** start of Listed records **

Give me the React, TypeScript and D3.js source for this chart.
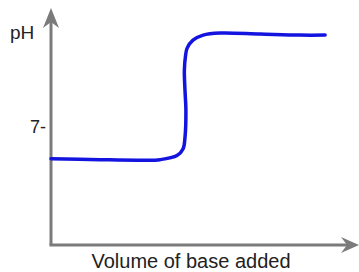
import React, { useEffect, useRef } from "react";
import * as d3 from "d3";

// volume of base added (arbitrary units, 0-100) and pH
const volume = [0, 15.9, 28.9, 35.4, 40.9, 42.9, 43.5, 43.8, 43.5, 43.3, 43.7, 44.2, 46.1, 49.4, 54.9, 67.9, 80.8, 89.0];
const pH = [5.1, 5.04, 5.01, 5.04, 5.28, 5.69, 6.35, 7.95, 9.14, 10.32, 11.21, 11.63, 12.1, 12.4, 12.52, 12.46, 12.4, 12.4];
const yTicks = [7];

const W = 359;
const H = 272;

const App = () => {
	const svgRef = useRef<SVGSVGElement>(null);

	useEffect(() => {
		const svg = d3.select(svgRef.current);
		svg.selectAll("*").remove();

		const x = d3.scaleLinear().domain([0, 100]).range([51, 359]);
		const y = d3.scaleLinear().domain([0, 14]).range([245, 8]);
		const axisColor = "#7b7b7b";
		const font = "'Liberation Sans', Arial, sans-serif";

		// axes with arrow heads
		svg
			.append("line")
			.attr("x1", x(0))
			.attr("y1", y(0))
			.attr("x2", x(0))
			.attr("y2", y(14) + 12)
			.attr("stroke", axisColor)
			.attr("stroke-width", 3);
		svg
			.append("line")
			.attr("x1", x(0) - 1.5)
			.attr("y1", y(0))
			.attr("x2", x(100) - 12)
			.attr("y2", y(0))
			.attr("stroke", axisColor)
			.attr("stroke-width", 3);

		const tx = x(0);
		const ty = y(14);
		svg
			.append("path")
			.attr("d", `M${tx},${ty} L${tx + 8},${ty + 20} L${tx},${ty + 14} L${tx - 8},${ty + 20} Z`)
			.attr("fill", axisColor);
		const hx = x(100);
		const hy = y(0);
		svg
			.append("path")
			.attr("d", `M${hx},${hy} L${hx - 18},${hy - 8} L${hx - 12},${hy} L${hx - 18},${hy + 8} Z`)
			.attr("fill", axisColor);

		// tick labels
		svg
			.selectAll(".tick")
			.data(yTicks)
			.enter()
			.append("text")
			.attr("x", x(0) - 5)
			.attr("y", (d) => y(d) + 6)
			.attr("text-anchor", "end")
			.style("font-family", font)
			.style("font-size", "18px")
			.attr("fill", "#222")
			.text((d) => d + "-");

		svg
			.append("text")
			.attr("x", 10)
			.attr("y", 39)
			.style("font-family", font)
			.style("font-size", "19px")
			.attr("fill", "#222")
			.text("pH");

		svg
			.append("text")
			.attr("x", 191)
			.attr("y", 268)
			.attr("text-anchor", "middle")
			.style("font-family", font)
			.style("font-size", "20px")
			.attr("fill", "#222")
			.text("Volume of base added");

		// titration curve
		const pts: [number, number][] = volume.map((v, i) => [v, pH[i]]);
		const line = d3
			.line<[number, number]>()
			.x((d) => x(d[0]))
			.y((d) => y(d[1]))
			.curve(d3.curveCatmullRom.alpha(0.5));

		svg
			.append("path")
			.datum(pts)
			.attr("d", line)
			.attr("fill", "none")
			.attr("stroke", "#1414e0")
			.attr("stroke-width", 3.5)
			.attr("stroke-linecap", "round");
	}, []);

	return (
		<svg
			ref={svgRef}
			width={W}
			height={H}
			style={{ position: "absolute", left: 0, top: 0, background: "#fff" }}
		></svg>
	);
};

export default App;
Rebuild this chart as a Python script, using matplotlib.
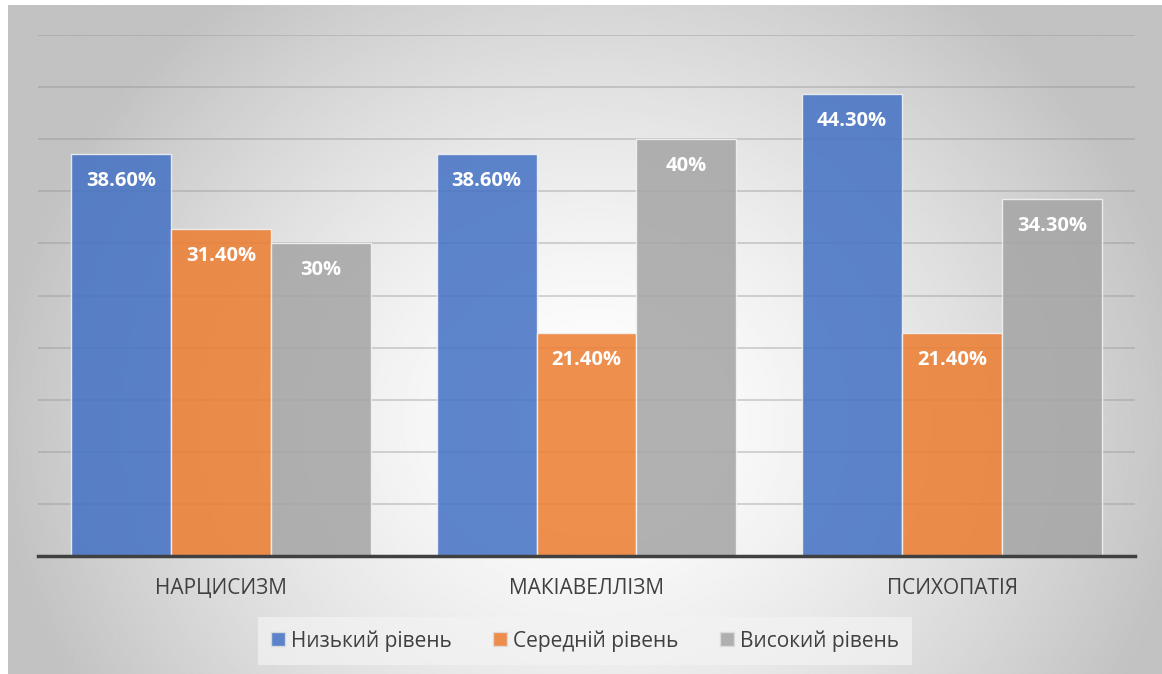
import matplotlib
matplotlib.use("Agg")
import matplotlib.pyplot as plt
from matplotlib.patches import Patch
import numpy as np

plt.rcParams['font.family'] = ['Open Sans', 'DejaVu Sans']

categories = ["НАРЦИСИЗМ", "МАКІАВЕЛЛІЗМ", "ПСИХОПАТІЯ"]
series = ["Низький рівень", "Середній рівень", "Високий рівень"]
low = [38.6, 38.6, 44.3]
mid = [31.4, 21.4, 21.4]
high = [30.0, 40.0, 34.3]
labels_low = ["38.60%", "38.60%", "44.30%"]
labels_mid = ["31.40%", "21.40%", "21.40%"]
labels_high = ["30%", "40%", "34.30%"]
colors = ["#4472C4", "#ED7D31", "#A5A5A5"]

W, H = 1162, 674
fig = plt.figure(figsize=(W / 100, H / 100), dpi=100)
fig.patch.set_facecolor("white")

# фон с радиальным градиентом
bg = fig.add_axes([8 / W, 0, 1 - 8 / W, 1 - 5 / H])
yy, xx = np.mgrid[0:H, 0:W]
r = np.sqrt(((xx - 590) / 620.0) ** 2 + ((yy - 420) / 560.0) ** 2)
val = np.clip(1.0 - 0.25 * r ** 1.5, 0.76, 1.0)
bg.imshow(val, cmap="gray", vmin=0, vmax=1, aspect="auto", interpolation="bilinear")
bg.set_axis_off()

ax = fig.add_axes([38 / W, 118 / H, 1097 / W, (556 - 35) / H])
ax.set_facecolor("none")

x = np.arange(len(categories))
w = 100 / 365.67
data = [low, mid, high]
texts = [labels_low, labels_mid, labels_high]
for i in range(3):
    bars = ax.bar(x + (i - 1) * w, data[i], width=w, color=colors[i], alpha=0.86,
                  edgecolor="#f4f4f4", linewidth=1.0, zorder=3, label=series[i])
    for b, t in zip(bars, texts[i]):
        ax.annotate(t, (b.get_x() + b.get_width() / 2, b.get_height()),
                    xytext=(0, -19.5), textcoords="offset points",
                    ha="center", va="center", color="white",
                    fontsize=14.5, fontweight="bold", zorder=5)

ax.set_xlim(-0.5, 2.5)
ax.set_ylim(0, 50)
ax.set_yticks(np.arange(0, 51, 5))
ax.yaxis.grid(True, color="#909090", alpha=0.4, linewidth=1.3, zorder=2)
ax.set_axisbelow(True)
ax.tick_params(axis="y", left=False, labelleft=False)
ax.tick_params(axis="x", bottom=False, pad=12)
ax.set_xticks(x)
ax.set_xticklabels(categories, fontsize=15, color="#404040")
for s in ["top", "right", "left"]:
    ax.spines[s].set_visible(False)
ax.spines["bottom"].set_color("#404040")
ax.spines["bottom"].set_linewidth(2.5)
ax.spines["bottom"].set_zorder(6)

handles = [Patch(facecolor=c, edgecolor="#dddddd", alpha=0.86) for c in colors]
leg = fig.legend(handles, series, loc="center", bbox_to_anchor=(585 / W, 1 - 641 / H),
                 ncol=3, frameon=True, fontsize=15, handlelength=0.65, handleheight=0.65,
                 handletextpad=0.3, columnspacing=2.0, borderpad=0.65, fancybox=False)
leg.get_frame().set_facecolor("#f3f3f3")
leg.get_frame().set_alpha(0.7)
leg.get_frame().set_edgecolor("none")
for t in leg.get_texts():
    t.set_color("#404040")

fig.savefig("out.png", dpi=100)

** end of Listed records **

Set down the lines of the records above exactly, apart from the pictures.

Give me the React, TypeScript and D3.js source for this chart.
import React, { useEffect, useRef } from "react";
import * as d3 from "d3";

// volume of base added (arbitrary units, 0-100) and pH
const volume = [0, 15.9, 28.9, 35.4, 40.9, 42.9, 43.5, 43.8, 43.5, 43.3, 43.7, 44.2, 46.1, 49.4, 54.9, 67.9, 80.8, 89.0];
const pH = [5.1, 5.04, 5.01, 5.04, 5.28, 5.69, 6.35, 7.95, 9.14, 10.32, 11.21, 11.63, 12.1, 12.4, 12.52, 12.46, 12.4, 12.4];
const yTicks = [7];

const W = 359;
const H = 272;

const App = () => {
	const svgRef = useRef<SVGSVGElement>(null);

	useEffect(() => {
		const svg = d3.select(svgRef.current);
		svg.selectAll("*").remove();

		const x = d3.scaleLinear().domain([0, 100]).range([51, 359]);
		const y = d3.scaleLinear().domain([0, 14]).range([245, 8]);
		const axisColor = "#7b7b7b";
		const font = "'Liberation Sans', Arial, sans-serif";

		// axes with arrow heads
		svg
			.append("line")
			.attr("x1", x(0))
			.attr("y1", y(0))
			.attr("x2", x(0))
			.attr("y2", y(14) + 12)
			.attr("stroke", axisColor)
			.attr("stroke-width", 3);
		svg
			.append("line")
			.attr("x1", x(0) - 1.5)
			.attr("y1", y(0))
			.attr("x2", x(100) - 12)
			.attr("y2", y(0))
			.attr("stroke", axisColor)
			.attr("stroke-width", 3);

		const tx = x(0);
		const ty = y(14);
		svg
			.append("path")
			.attr("d", `M${tx},${ty} L${tx + 8},${ty + 20} L${tx},${ty + 14} L${tx - 8},${ty + 20} Z`)
			.attr("fill", axisColor);
		const hx = x(100);
		const hy = y(0);
		svg
			.append("path")
			.attr("d", `M${hx},${hy} L${hx - 18},${hy - 8} L${hx - 12},${hy} L${hx - 18},${hy + 8} Z`)
			.attr("fill", axisColor);

		// tick labels
		svg
			.selectAll(".tick")
			.data(yTicks)
			.enter()
			.append("text")
			.attr("x", x(0) - 5)
			.attr("y", (d) => y(d) + 6)
			.attr("text-anchor", "end")
			.style("font-family", font)
			.style("font-size", "18px")
			.attr("fill", "#222")
			.text((d) => d + "-");

		svg
			.append("text")
			.attr("x", 10)
			.attr("y", 39)
			.style("font-family", font)
			.style("font-size", "19px")
			.attr("fill", "#222")
			.text("pH");

		svg
			.append("text")
			.attr("x", 191)
			.attr("y", 268)
			.attr("text-anchor", "middle")
			.style("font-family", font)
			.style("font-size", "20px")
			.attr("fill", "#222")
			.text("Volume of base added");

		// titration curve
		const pts: [number, number][] = volume.map((v, i) => [v, pH[i]]);
		const line = d3
			.line<[number, number]>()
			.x((d) => x(d[0]))
			.y((d) => y(d[1]))
			.curve(d3.curveCatmullRom.alpha(0.5));

		svg
			.append("path")
			.datum(pts)
			.attr("d", line)
			.attr("fill", "none")
			.attr("stroke", "#1414e0")
			.attr("stroke-width", 3.5)
			.attr("stroke-linecap", "round");
	}, []);

	return (
		<svg
			ref={svgRef}
			width={W}
			height={H}
			style={{ position: "absolute", left: 0, top: 0, background: "#fff" }}
		></svg>
	);
};

export default App;
Rebuild this chart as a Python script, using matplotlib.
import matplotlib
matplotlib.use("Agg")
import matplotlib.pyplot as plt
from matplotlib.patches import Patch
import numpy as np

plt.rcParams['font.family'] = ['Open Sans', 'DejaVu Sans']

categories = ["НАРЦИСИЗМ", "МАКІАВЕЛЛІЗМ", "ПСИХОПАТІЯ"]
series = ["Низький рівень", "Середній рівень", "Високий рівень"]
low = [38.6, 38.6, 44.3]
mid = [31.4, 21.4, 21.4]
high = [30.0, 40.0, 34.3]
labels_low = ["38.60%", "38.60%", "44.30%"]
labels_mid = ["31.40%", "21.40%", "21.40%"]
labels_high = ["30%", "40%", "34.30%"]
colors = ["#4472C4", "#ED7D31", "#A5A5A5"]

W, H = 1162, 674
fig = plt.figure(figsize=(W / 100, H / 100), dpi=100)
fig.patch.set_facecolor("white")

# фон с радиальным градиентом
bg = fig.add_axes([8 / W, 0, 1 - 8 / W, 1 - 5 / H])
yy, xx = np.mgrid[0:H, 0:W]
r = np.sqrt(((xx - 590) / 620.0) ** 2 + ((yy - 420) / 560.0) ** 2)
val = np.clip(1.0 - 0.25 * r ** 1.5, 0.76, 1.0)
bg.imshow(val, cmap="gray", vmin=0, vmax=1, aspect="auto", interpolation="bilinear")
bg.set_axis_off()

ax = fig.add_axes([38 / W, 118 / H, 1097 / W, (556 - 35) / H])
ax.set_facecolor("none")

x = np.arange(len(categories))
w = 100 / 365.67
data = [low, mid, high]
texts = [labels_low, labels_mid, labels_high]
for i in range(3):
    bars = ax.bar(x + (i - 1) * w, data[i], width=w, color=colors[i], alpha=0.86,
                  edgecolor="#f4f4f4", linewidth=1.0, zorder=3, label=series[i])
    for b, t in zip(bars, texts[i]):
        ax.annotate(t, (b.get_x() + b.get_width() / 2, b.get_height()),
                    xytext=(0, -19.5), textcoords="offset points",
                    ha="center", va="center", color="white",
                    fontsize=14.5, fontweight="bold", zorder=5)

ax.set_xlim(-0.5, 2.5)
ax.set_ylim(0, 50)
ax.set_yticks(np.arange(0, 51, 5))
ax.yaxis.grid(True, color="#909090", alpha=0.4, linewidth=1.3, zorder=2)
ax.set_axisbelow(True)
ax.tick_params(axis="y", left=False, labelleft=False)
ax.tick_params(axis="x", bottom=False, pad=12)
ax.set_xticks(x)
ax.set_xticklabels(categories, fontsize=15, color="#404040")
for s in ["top", "right", "left"]:
    ax.spines[s].set_visible(False)
ax.spines["bottom"].set_color("#404040")
ax.spines["bottom"].set_linewidth(2.5)
ax.spines["bottom"].set_zorder(6)

handles = [Patch(facecolor=c, edgecolor="#dddddd", alpha=0.86) for c in colors]
leg = fig.legend(handles, series, loc="center", bbox_to_anchor=(585 / W, 1 - 641 / H),
                 ncol=3, frameon=True, fontsize=15, handlelength=0.65, handleheight=0.65,
                 handletextpad=0.3, columnspacing=2.0, borderpad=0.65, fancybox=False)
leg.get_frame().set_facecolor("#f3f3f3")
leg.get_frame().set_alpha(0.7)
leg.get_frame().set_edgecolor("none")
for t in leg.get_texts():
    t.set_color("#404040")

fig.savefig("out.png", dpi=100)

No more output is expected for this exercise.